Questions resurface about the death of John Paul I as he heads towards sainthood
The Catholic church is moving forward on the sainthood of Pope John Paul I, who died after just 33 days as pope. Requirements of sainthood include a miracle, which is said to be that the late pope healed an 11-year-old girl.
But as the Washington Post explained, John Paul I is more known for his death than for anything else.
The reports first said that he was discovered by a priest who also served as his personal secretary. He had died of a heart attack. After the fact, however, the Vatican disclosed that the person who found him wasn't his personal assistant but someone else.
"Over the years, a small number of people have plunged into the case, each taking drastically different approaches — and only some hewing to the facts," the report explained. "John Paul I’s legacy has come to be defined not only by mystery and conspiracy, but by competing attempts to set the record straight."
He was described as a simple man, who wanted nothing more than to just be a country priest. He made it clear that he never imagined or even wanted to be the pope.
Then British crime writer David Yallop published a book exploring the case, diving into some of the questions from the public like why there had been no autopsy and why the Vatican was confused about who found him. The book concluded that "Archbishop Paul Marcinkus, a burly American who headed the Vatican Bank," had been seen inside the Vatican at an early hour. It was a time when the church was dealing with a financial scandal involving a masonic lodge and an Italian banker.
“Marcinkus had the motive and the opportunity,” Yallop wrote.
Three years later, Archbishop John Foley, spoke with British reporter and author John Cornwell. The misreporting from the Vatican about who found him was, in part, due to their own embarrassment. It turns out a nun, a woman, found the new pope.
Cornwell had his own conspiracy theory.
"According to the narrative Cornwell developed, John Paul I’s brief pontificate had been careening toward disaster — and many in the Vatican could see it," described the Post. "The Curia mocked the new pope as unsophisticated, childish, with a 'Reader’s Digest-mentality.' And he was breaking under the pressure of his role. Leaning heavily on interviews with John Paul I’s priest-secretaries, Cornwell described the pope as asking daily, 'Why did they choose me?' John Paul I believed his selection had been a grave mistake."

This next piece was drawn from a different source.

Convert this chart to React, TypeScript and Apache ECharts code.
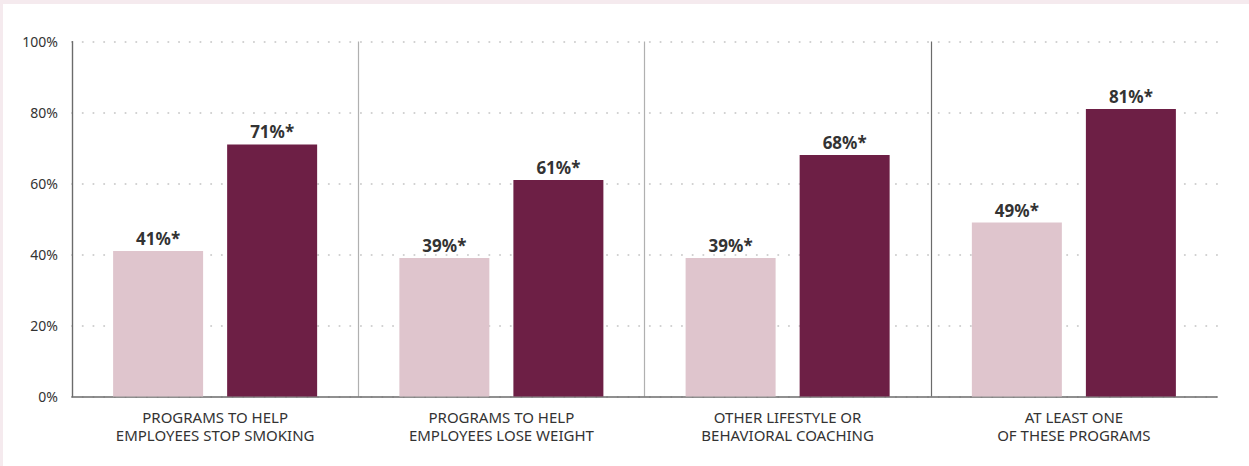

One of John Paul I secretaries, John Magee, told Cornwell about a day the pope let a clutch of documents slip while walking on a roof-deck garden. They flew all over the rooftops below. Magee said that it was taken care of, but that John Paul I was "curled up in a fetal position on his bed" during the page collection.
But whatever conspiracy theories spread, the pope had serious health issues and was even complaining of chest pain the night before the heart attack. He "waved off his staff from calling a doctor." Cornwell saw this as a death wish, instead of someone assuming they just had indigestion.
Stefania Falasca has been researching the story with access to "a trove of never-before-seen documents," the Post reported. She snubbed the previous tails as "noir literature" or, as the Post characterized, tabloid trash.
“This is the longest-running fake news of the 20th century,” said Falasca.
Years later, most of those who worked with John Paul the I are gone. Those who knew him in his hometown believed that his talk of death was just about his fears of mortality, where the average age of death in the town was 60. At the same time, so much of the Christian narrative is dependent on what happens after death, the death of Christ, and the deaths of the Apostles.
But that doesn't make the story a salacious one, as Cornwell so aptly put it.
“Let’s face it,” he said. “It’s a much better story to say that he was murdered.”